**Information provided:**
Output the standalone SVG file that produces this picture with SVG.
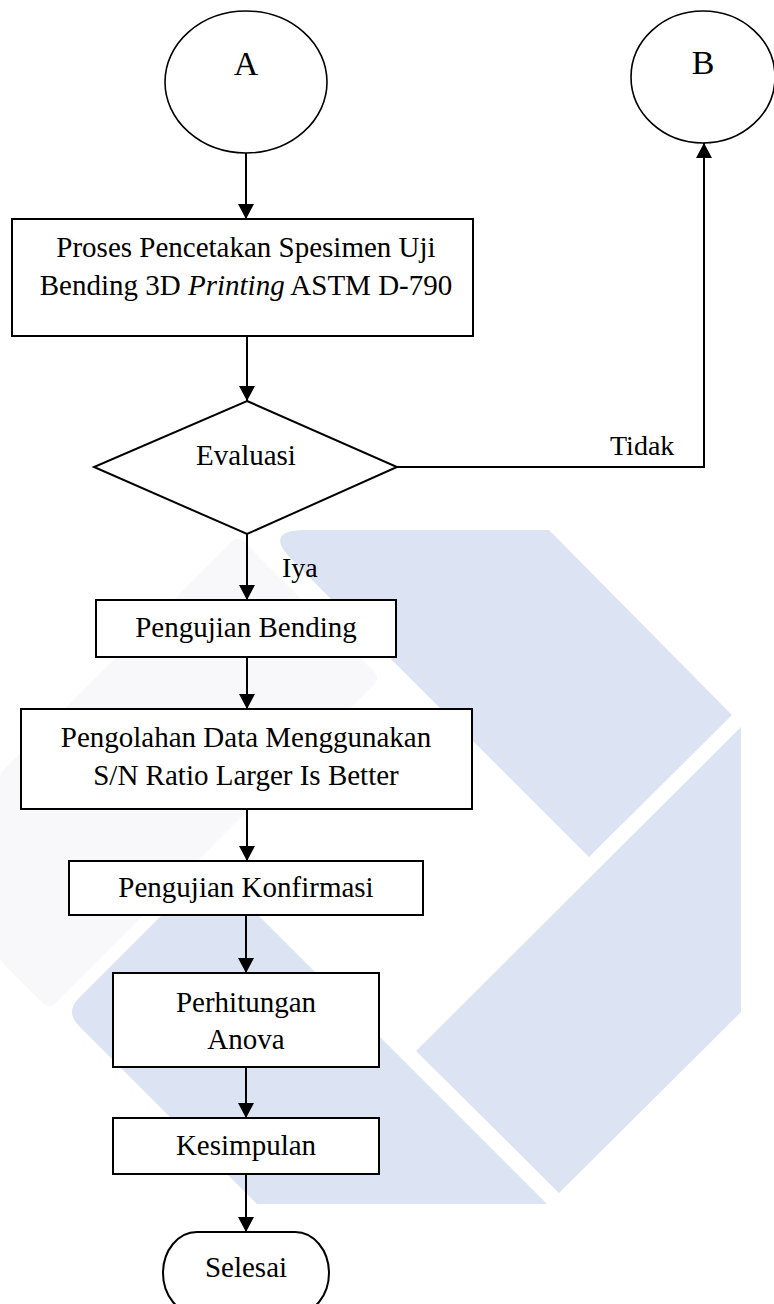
<svg xmlns="http://www.w3.org/2000/svg" width="774" height="1304" viewBox="0 0 774 1304">
<defs>
<style>
.wm{fill:#dce3f2;stroke:none}
.wf{fill:#f8f8fa;stroke:#f8f8fa;stroke-width:16;stroke-linejoin:round}
.box{fill:#ffffff;stroke:#000000;stroke-width:2}
.ell{fill:#ffffff;stroke:#000000;stroke-width:1.6}
.t{font-family:"Liberation Serif","Times New Roman",serif;font-size:29px;fill:#000000;text-anchor:middle}
.lbl{font-family:"Liberation Serif","Times New Roman",serif;font-size:28px;fill:#000000}
.big{font-family:"Liberation Serif","Times New Roman",serif;font-size:34px;fill:#000000;text-anchor:middle}
.con{fill:none;stroke:#000000;stroke-width:2;marker-end:url(#arr)}
</style>
<marker id="arr" viewBox="0 0 15 16" refX="15" refY="8" markerWidth="15" markerHeight="16" markerUnits="userSpaceOnUse" orient="auto">
<path d="M0,0 L15,8 L0,16 Z" fill="#000000"/>
</marker>
</defs>
<rect width="774" height="1304" fill="#ffffff"/>
<g id="watermark">
<polygon class="wf" points="238,547 369,678 49,998 8,957 8,777"/>
<path class="wm" d="M305.5,530 L549,530 L732,715 L589,857 L292.8,560.8 Q262,530 305.5,530 Z"/>
<path class="wm" d="M741,727 L741,1012 L559,1193 L416,1051 Z"/>
<path class="wm" d="M210,867 L79,998 Q65,1012 79,1026 L257,1204 L547,1204 Z"/>
</g>
<g id="connectors">
<path class="con" d="M246,153 L246,219"/>
<path class="con" d="M247,336 L247,401"/>
<path class="con" d="M247,534 L247,600"/>
<path class="con" d="M397,467 L704,467 L704,143"/>
<path class="con" d="M247,657 L247,709"/>
<path class="con" d="M247,809 L247,861"/>
<path class="con" d="M246,915 L246,973"/>
<path class="con" d="M246,1067 L246,1118"/>
<path class="con" d="M246,1174 L246,1232"/>
<text class="lbl" x="282" y="577">Iya</text>
<text class="lbl" x="610" y="455">Tidak</text>
</g>
<g id="nodeA">
<ellipse class="ell" cx="246" cy="82" rx="81" ry="71"/>
<text class="big" x="246" y="75">A</text>
</g>
<g id="nodeB">
<ellipse class="ell" cx="703" cy="77" rx="72" ry="66"/>
<text class="big" x="703" y="74">B</text>
</g>
<g id="proses">
<rect class="box" x="12" y="219" width="461" height="117"/>
<text class="t" x="246" y="257">Proses Pencetakan Spesimen Uji</text>
<text class="t" x="246" y="295">Bending 3D <tspan font-style="italic">Printing</tspan> ASTM D-790</text>
</g>
<g id="evaluasi">
<polygon class="box" points="247,401 397,467 247,534 94,467"/>
<text class="t" x="246" y="465">Evaluasi</text>
</g>
<g id="pengujianBending">
<rect class="box" x="96" y="600" width="300" height="57"/>
<text class="t" x="246" y="637">Pengujian Bending</text>
</g>
<g id="pengolahan">
<rect class="box" x="21" y="709" width="451" height="100"/>
<text class="t" x="246" y="747">Pengolahan Data Menggunakan</text>
<text class="t" x="246" y="785">S/N Ratio Larger Is Better</text>
</g>
<g id="konfirmasi">
<rect class="box" x="69" y="861" width="354" height="54"/>
<text class="t" x="246" y="897">Pengujian Konfirmasi</text>
</g>
<g id="anova">
<rect class="box" x="113" y="973" width="266" height="94"/>
<text class="t" x="246" y="1012">Perhitungan</text>
<text class="t" x="246" y="1049">Anova</text>
</g>
<g id="kesimpulan">
<rect class="box" x="113" y="1118" width="266" height="56"/>
<text class="t" x="246" y="1155">Kesimpulan</text>
</g>
<g id="selesai">
<rect class="box" x="163" y="1232" width="166" height="82" rx="34" ry="41"/>
<text class="t" x="246" y="1277">Selesai</text>
</g>
</svg>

**What you are asked to do:**
Write out the whole listing exactly, and drop the pictures.

**Expected answer:**
Output the standalone SVG file that produces this picture with SVG.
<svg xmlns="http://www.w3.org/2000/svg" width="774" height="1304" viewBox="0 0 774 1304">
<defs>
<style>
.wm{fill:#dce3f2;stroke:none}
.wf{fill:#f8f8fa;stroke:#f8f8fa;stroke-width:16;stroke-linejoin:round}
.box{fill:#ffffff;stroke:#000000;stroke-width:2}
.ell{fill:#ffffff;stroke:#000000;stroke-width:1.6}
.t{font-family:"Liberation Serif","Times New Roman",serif;font-size:29px;fill:#000000;text-anchor:middle}
.lbl{font-family:"Liberation Serif","Times New Roman",serif;font-size:28px;fill:#000000}
.big{font-family:"Liberation Serif","Times New Roman",serif;font-size:34px;fill:#000000;text-anchor:middle}
.con{fill:none;stroke:#000000;stroke-width:2;marker-end:url(#arr)}
</style>
<marker id="arr" viewBox="0 0 15 16" refX="15" refY="8" markerWidth="15" markerHeight="16" markerUnits="userSpaceOnUse" orient="auto">
<path d="M0,0 L15,8 L0,16 Z" fill="#000000"/>
</marker>
</defs>
<rect width="774" height="1304" fill="#ffffff"/>
<g id="watermark">
<polygon class="wf" points="238,547 369,678 49,998 8,957 8,777"/>
<path class="wm" d="M305.5,530 L549,530 L732,715 L589,857 L292.8,560.8 Q262,530 305.5,530 Z"/>
<path class="wm" d="M741,727 L741,1012 L559,1193 L416,1051 Z"/>
<path class="wm" d="M210,867 L79,998 Q65,1012 79,1026 L257,1204 L547,1204 Z"/>
</g>
<g id="connectors">
<path class="con" d="M246,153 L246,219"/>
<path class="con" d="M247,336 L247,401"/>
<path class="con" d="M247,534 L247,600"/>
<path class="con" d="M397,467 L704,467 L704,143"/>
<path class="con" d="M247,657 L247,709"/>
<path class="con" d="M247,809 L247,861"/>
<path class="con" d="M246,915 L246,973"/>
<path class="con" d="M246,1067 L246,1118"/>
<path class="con" d="M246,1174 L246,1232"/>
<text class="lbl" x="282" y="577">Iya</text>
<text class="lbl" x="610" y="455">Tidak</text>
</g>
<g id="nodeA">
<ellipse class="ell" cx="246" cy="82" rx="81" ry="71"/>
<text class="big" x="246" y="75">A</text>
</g>
<g id="nodeB">
<ellipse class="ell" cx="703" cy="77" rx="72" ry="66"/>
<text class="big" x="703" y="74">B</text>
</g>
<g id="proses">
<rect class="box" x="12" y="219" width="461" height="117"/>
<text class="t" x="246" y="257">Proses Pencetakan Spesimen Uji</text>
<text class="t" x="246" y="295">Bending 3D <tspan font-style="italic">Printing</tspan> ASTM D-790</text>
</g>
<g id="evaluasi">
<polygon class="box" points="247,401 397,467 247,534 94,467"/>
<text class="t" x="246" y="465">Evaluasi</text>
</g>
<g id="pengujianBending">
<rect class="box" x="96" y="600" width="300" height="57"/>
<text class="t" x="246" y="637">Pengujian Bending</text>
</g>
<g id="pengolahan">
<rect class="box" x="21" y="709" width="451" height="100"/>
<text class="t" x="246" y="747">Pengolahan Data Menggunakan</text>
<text class="t" x="246" y="785">S/N Ratio Larger Is Better</text>
</g>
<g id="konfirmasi">
<rect class="box" x="69" y="861" width="354" height="54"/>
<text class="t" x="246" y="897">Pengujian Konfirmasi</text>
</g>
<g id="anova">
<rect class="box" x="113" y="973" width="266" height="94"/>
<text class="t" x="246" y="1012">Perhitungan</text>
<text class="t" x="246" y="1049">Anova</text>
</g>
<g id="kesimpulan">
<rect class="box" x="113" y="1118" width="266" height="56"/>
<text class="t" x="246" y="1155">Kesimpulan</text>
</g>
<g id="selesai">
<rect class="box" x="163" y="1232" width="166" height="82" rx="34" ry="41"/>
<text class="t" x="246" y="1277">Selesai</text>
</g>
</svg>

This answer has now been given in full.